Your task is to write out only the lines running from the line with "Reproduce this chart with matplotlib." to the line with "ax.set_ylim(-41.6, 41.6)", both ends kept, with no images.

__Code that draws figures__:
## start
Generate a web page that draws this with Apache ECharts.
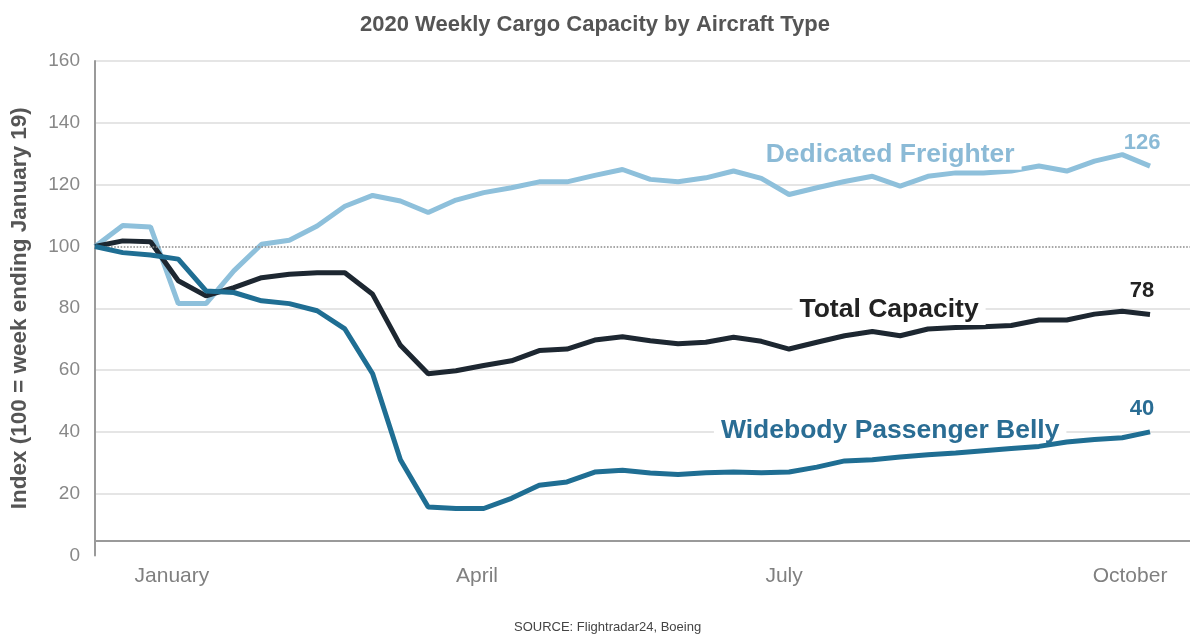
<!DOCTYPE html>
<html>
<head>
<meta charset="utf-8">
<script src="https://cdn.jsdelivr.net/npm/echarts@6/dist/echarts.min.js"></script>
<style>
html,body{margin:0;padding:0;background:#fff;}
#chart{width:1190px;height:637px;}
</style>
</head>
<body>
<div id="chart"></div>
<script>
// Weekly index values (100 = week ending January 19), 39 weeks
const dedicatedFreighter = [100,106.8,106.3,81.5,81.5,92.1,100.7,102,106.6,113,116.5,114.7,111,115,117.4,119,120.9,120.9,123,124.9,121.7,120.9,122.2,124.4,122,116.8,119,121,122.7,119.5,122.7,123.8,123.8,124.4,126,124.4,127.6,129.7,126];
const totalCapacity = [100,101.8,101.5,88.9,84,86.7,89.9,91,91.5,91.5,84.5,68,58.8,59.8,61.5,63,66.3,66.8,69.7,70.8,69.5,68.5,69,70.6,69.3,66.8,69,71.1,72.5,71.1,73.3,73.8,74,74.4,76.2,76.2,78.1,79,78];
const widebodyBelly = [100,98,97.2,95.9,85.6,85.1,82.4,81.5,79.2,73.3,58.8,31,15.7,15.2,15.2,18.5,22.7,23.8,27,27.6,26.7,26.2,26.8,27,26.8,27,28.6,30.6,31,31.9,32.6,33.2,33.9,34.6,35.3,36.7,37.5,38.1,40];
const seriesNames = ['Dedicated Freighter','Total Capacity','Widebody Passenger Belly'];
const monthLabels = ['January','April','July','October'];
const monthWeekPos = [2.77, 13.76, 24.82, 37.28];
const yTicks = [0,20,40,60,80,100,120,140,160];
const baseline = 100;

const FONT = 'Liberation Sans, Arial, Helvetica, sans-serif';
const toPairs = arr => arr.map((v,i)=>[i,v]);
const colors = ['#8ec0db','#1d2731','#1f6e93'];
const labelColors = ['#8bbad6','#222222','#2a6d94'];
const gridColor = '#dcdcdc';
const splitColors = yTicks.map(t => (t===0 || t===baseline) ? 'rgba(0,0,0,0)' : gridColor);

function endLabel(color){
  return {show:true, formatter: p => Math.round(p.value[1]), color:color, fontSize:22, fontWeight:'bold',
    fontFamily:FONT, align:'center', verticalAlign:'bottom', distance:0, offset:[-8,-12]};
}
function annot(coord, text, color){
  return {
    symbol:'circle', symbolSize:1, itemStyle:{color:'rgba(0,0,0,0)'},
    data:[{coord:coord, value:text}],
    label:{show:true, position:'inside', formatter:text, color:color, fontSize:26.5, fontWeight:'bold',
      fontFamily:FONT, backgroundColor:'#fff', padding:[2,7]},
    silent:true
  };
}

const chart = echarts.init(document.getElementById('chart'), null, {renderer:'canvas'});
chart.setOption({
  animation:false,
  backgroundColor:'#fff',
  title:[
    {text:'2020 Weekly Cargo Capacity by Aircraft Type', left:'center', top:9,
     textStyle:{fontSize:22, fontWeight:'bold', color:'#555', fontFamily:FONT}},
    {text:'SOURCE: Flightradar24, Boeing', left:509, top:616,
     textStyle:{fontSize:13, fontWeight:'normal', color:'#444', fontFamily:FONT}}
  ],
  grid:{left:95, right:0, top:61, bottom:81.5, containLabel:false},
  xAxis:{
    type:'value', min:0, max:39.44,
    axisLine:{show:true, onZero:true, onZeroAxisIndex:1, lineStyle:{color:'#9a9a9a', width:2}},
    axisTick:{show:false},
    splitLine:{show:false},
    axisLabel:{show:true, customValues:monthWeekPos, margin:10,
      formatter:(v)=>{const i = monthWeekPos.findIndex(p=>Math.abs(p-v)<1e-6); return i>=0?monthLabels[i]:'';},
      color:'#808080', fontSize:21, fontFamily:FONT}
  },
  yAxis:[
    {type:'value', min:0, max:160, interval:20,
     name:'Index (100 = week ending January 19)', nameLocation:'middle', nameGap:64,
     nameTextStyle:{fontSize:22.5, fontWeight:'bold', color:'#555', fontFamily:FONT},
     axisLine:{show:true, lineStyle:{color:'#9a9a9a', width:2}},
     axisTick:{show:false},
     axisLabel:{margin:15, color:'#888', fontSize:19, fontFamily:FONT},
     splitLine:{show:true, lineStyle:{color:splitColors, width:1.5}}
    },
    {type:'value', min:-4.68, max:155.32, show:false, splitLine:{show:false}}
  ],
  series:[
    {name:seriesNames[0], type:'line', data:toPairs(dedicatedFreighter), symbol:'none',
     lineStyle:{color:colors[0], width:5}, itemStyle:{color:colors[0]}, z:3,
     endLabel:endLabel(labelColors[0]),
     markLine:{silent:true, symbol:'none', label:{show:false},
       lineStyle:{type:'dotted', color:'#8a8a8a', width:1.6}, data:[{yAxis:baseline}]},
     markPoint:annot([28.64,129.8], seriesNames[0], labelColors[0])},
    {name:seriesNames[1], type:'line', data:toPairs(totalCapacity), symbol:'none',
     lineStyle:{color:colors[1], width:5}, itemStyle:{color:colors[1]}, z:4,
     endLabel:endLabel(labelColors[1]),
     markPoint:annot([28.6,79.6], seriesNames[1], labelColors[1])},
    {name:seriesNames[2], type:'line', data:toPairs(widebodyBelly), symbol:'none',
     lineStyle:{color:colors[2], width:5}, itemStyle:{color:colors[2]}, z:5,
     endLabel:endLabel(labelColors[2]),
     markPoint:annot([28.64,40.5], seriesNames[2], labelColors[2])}
  ]
});
</script>
</body>
</html>
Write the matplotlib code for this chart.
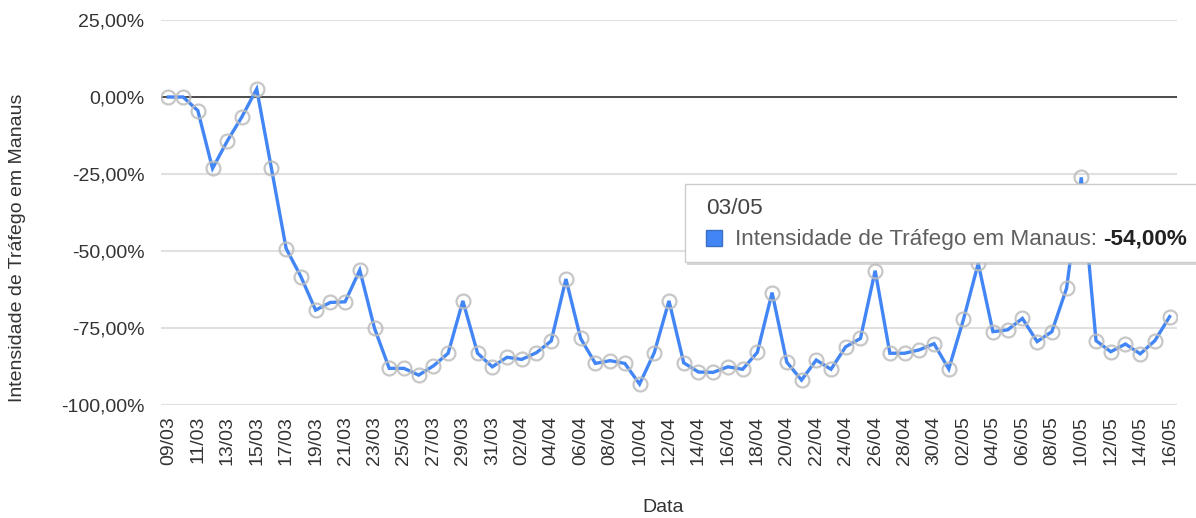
import matplotlib
matplotlib.use("Agg")
import matplotlib.pyplot as plt
import matplotlib.ticker as mticker
from matplotlib.patches import Rectangle
import pandas as pd

# ---- data ----
dates = pd.date_range("2020-03-09", "2020-05-16", freq="D")
labels = [d.strftime("%d/%m") for d in dates]

march = [0.0, 0.0, -4.4, -23.2, -14.3, -6.4, 2.6, -23.2, -49.2, -58.3, -69.2, -66.7,
         -66.5, -56.2, -75.1, -88.1, -88.1, -90.3, -87.3, -83.2, -66.2, -83.2, -87.6]
april = [-84.5, -85.2, -83.0, -79.2, -59.1, -78.4, -86.5, -85.6, -86.5, -93.2, -83.0,
         -66.2, -86.3, -89.3, -89.4, -87.6, -88.4, -82.9, -63.5, -86.1, -91.9, -85.4,
         -88.4, -81.1, -78.4, -56.4, -83.2, -83.2, -82.1, -80.1]
may = [-88.3, -72.2, -54.0, -76.2, -75.6, -71.9, -79.4, -76.2, -62.1, -26.1, -79.1,
       -82.7, -80.2, -83.4, -79.1, -71.3]
values = march + april + may

yticks = [25, 0, -25, -50, -75, -100]
series_name = "Intensidade de Tráfego em Manaus"
tooltip_date = "03/05"
tooltip_value = "-54,00%"

BLUE = "#4285F4"
FONT = "Liberation Sans"
TXT = "#333333"

fig = plt.figure(figsize=(11.96, 5.18), dpi=100)
W, H = 1196, 518
ax = fig.add_axes([161 / W, 1 - 405 / H, (1177 - 161) / W, (405 - 20) / H])

x = list(range(len(values)))
ax.plot(x, values, color=BLUE, lw=2.4, zorder=3, solid_joinstyle="miter")
ax.plot(x, values, ls="none", marker="o", ms=10, mfc="none", mec="#bdbdbd",
        mew=1.6, alpha=0.85, zorder=4)

ax.set_xlim(-0.5, len(values) - 0.5)
ax.set_ylim(-100, 25)
ax.set_yticks(yticks)
ax.yaxis.set_major_formatter(mticker.FuncFormatter(
    lambda v, p: f"{v:.2f}".replace(".", ",") + "%"))
ax.set_xticks(x[::2])
ax.set_xticklabels(labels[::2], rotation=90, fontsize=14, family=FONT, color=TXT)
for t in ax.get_yticklabels():
    t.set_fontsize(14)
    t.set_family(FONT)
    t.set_color(TXT)

ax.grid(axis="y", color="#e0e0e0", lw=1.5, zorder=0)
ax.axhline(0, color="#333333", lw=1.2, zorder=2)
for s in ax.spines.values():
    s.set_visible(False)
ax.tick_params(axis="both", length=0, pad=12)
ax.tick_params(axis="x", pad=8)

# axis titles placed at the reference positions
fig.text(663 / W, 1 - 507 / H, "Data", fontsize=14, family=FONT, color=TXT,
         ha="center", va="center")
fig.text(18 / W, 1 - 248 / H, series_name, fontsize=14, family=FONT, color=TXT,
         ha="center", va="center", rotation=90)

# ---- tooltip ----
def fx(px):
    return px / W

def fy(py):
    return 1 - py / H

shadow = Rectangle((fx(687), fy(265)), fx(1200) - fx(687), fy(186) - fy(265),
                   transform=fig.transFigure, facecolor="#bbbbbb", edgecolor="none",
                   alpha=0.6, zorder=9)
fig.add_artist(shadow)
box = Rectangle((fx(684.5), fy(262)), fx(1200) - fx(684.5), fy(184) - fy(262),
                transform=fig.transFigure, facecolor="white", edgecolor="#cccccc",
                lw=1, zorder=10)
fig.add_artist(box)
fig.text(fx(706), fy(208), tooltip_date, fontsize=16.2, family=FONT, color="#444444",
         va="center", ha="left", zorder=11)
sq = Rectangle((fx(706), fy(246)), fx(722) - fx(706), fy(230) - fy(246),
               transform=fig.transFigure, facecolor=BLUE, edgecolor="#3a6fc4",
               lw=1, zorder=11)
fig.add_artist(sq)
t1 = fig.text(fx(735), fy(239), series_name + ": ", fontsize=16.2, family=FONT,
              color="#5f5f5f", va="center", ha="left", zorder=11)
fig.canvas.draw()
bb = t1.get_window_extent()
fig.text(bb.x1 / W, fy(239), tooltip_value, fontsize=16.2, family=FONT,
         color="#222222", weight="bold", va="center", ha="left", zorder=11)

fig.savefig("out.png", dpi=100)
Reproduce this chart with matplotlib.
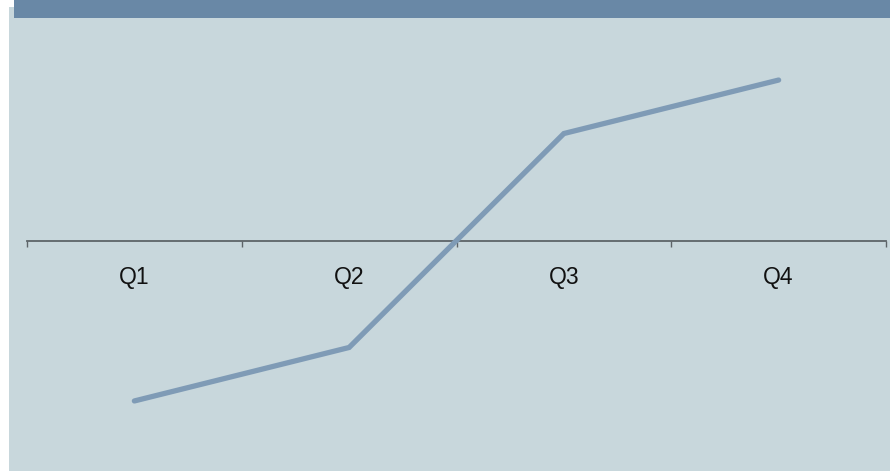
#!/usr/bin/env python3
# Quarterly line chart with a zero baseline and category labels under the axis

import matplotlib
matplotlib.use('Agg')
import matplotlib.pyplot as plt
from matplotlib.patches import Rectangle

# Data
quarters = ['Q1', 'Q2', 'Q3', 'Q4']
values = [-30, -20, 20, 30]

# Colours
col_band = '#6988a6'
col_panel = '#c8d7dc'
col_line = '#7f9bb6'
col_axis = '#5d6468'

W, H = 890, 471
fig = plt.figure(figsize=(W / 100, H / 100), dpi=100)
fig.patch.set_facecolor('white')

# Background panel and header band (figure pixel coords -> fraction)
def px_rect(x0, y0, x1, y1, color):
	fig.patches.append(Rectangle((x0 / W, 1 - y1 / H), (x1 - x0) / W, (y1 - y0) / H,
			transform=fig.transFigure, facecolor=color, edgecolor='none', zorder=-10))

px_rect(9, 7, W, H, col_panel)
px_rect(14, 0, W, 18, col_band)

# Axes area: categories -0.5..3.5 map to x 27..886, zero at y ~241
ax = fig.add_axes([27 / W, (H - 463) / H, 859 / W, 445 / H])
ax.set_zorder(5)
ax.set_facecolor('none')
x = list(range(len(quarters)))
ax.plot(x, values, color=col_line, linewidth=3.8,
		solid_capstyle='round', solid_joinstyle='miter', zorder=3)
ax.set_xlim(-0.5, len(quarters) - 0.5)
ax.set_ylim(-41.6, 41.6)

for side in ['top', 'right', 'left']:
	ax.spines[side].set_visible(False)
ax.spines['bottom'].set_position(('data', 0))
ax.spines['bottom'].set_color(col_axis)
ax.spines['bottom'].set_linewidth(1.3)
ax.spines['bottom'].set_zorder(2)
ax.set_yticks([])
ax.set_xticks([i - 0.5 for i in range(len(quarters) + 1)])
ax.tick_params(axis='x', direction='out', length=4, width=1.0,
		color=col_axis, labelbottom=False)

for i, q in enumerate(quarters):
	ax.annotate(q, xy=(i, 0), xytext=(0, -26.5), textcoords='offset points',
			ha='center', va='center', fontsize=16.5, family='Liberation Sans',
			color='#111111')

fig.savefig('out.png', dpi=100, facecolor=fig.get_facecolor())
## end
__TASK OUTPUT__:
Reproduce this chart with matplotlib.
#!/usr/bin/env python3
# Quarterly line chart with a zero baseline and category labels under the axis

import matplotlib
matplotlib.use('Agg')
import matplotlib.pyplot as plt
from matplotlib.patches import Rectangle

# Data
quarters = ['Q1', 'Q2', 'Q3', 'Q4']
values = [-30, -20, 20, 30]

# Colours
col_band = '#6988a6'
col_panel = '#c8d7dc'
col_line = '#7f9bb6'
col_axis = '#5d6468'

W, H = 890, 471
fig = plt.figure(figsize=(W / 100, H / 100), dpi=100)
fig.patch.set_facecolor('white')

# Background panel and header band (figure pixel coords -> fraction)
def px_rect(x0, y0, x1, y1, color):
	fig.patches.append(Rectangle((x0 / W, 1 - y1 / H), (x1 - x0) / W, (y1 - y0) / H,
			transform=fig.transFigure, facecolor=color, edgecolor='none', zorder=-10))

px_rect(9, 7, W, H, col_panel)
px_rect(14, 0, W, 18, col_band)

# Axes area: categories -0.5..3.5 map to x 27..886, zero at y ~241
ax = fig.add_axes([27 / W, (H - 463) / H, 859 / W, 445 / H])
ax.set_zorder(5)
ax.set_facecolor('none')
x = list(range(len(quarters)))
ax.plot(x, values, color=col_line, linewidth=3.8,
		solid_capstyle='round', solid_joinstyle='miter', zorder=3)
ax.set_xlim(-0.5, len(quarters) - 0.5)
ax.set_ylim(-41.6, 41.6)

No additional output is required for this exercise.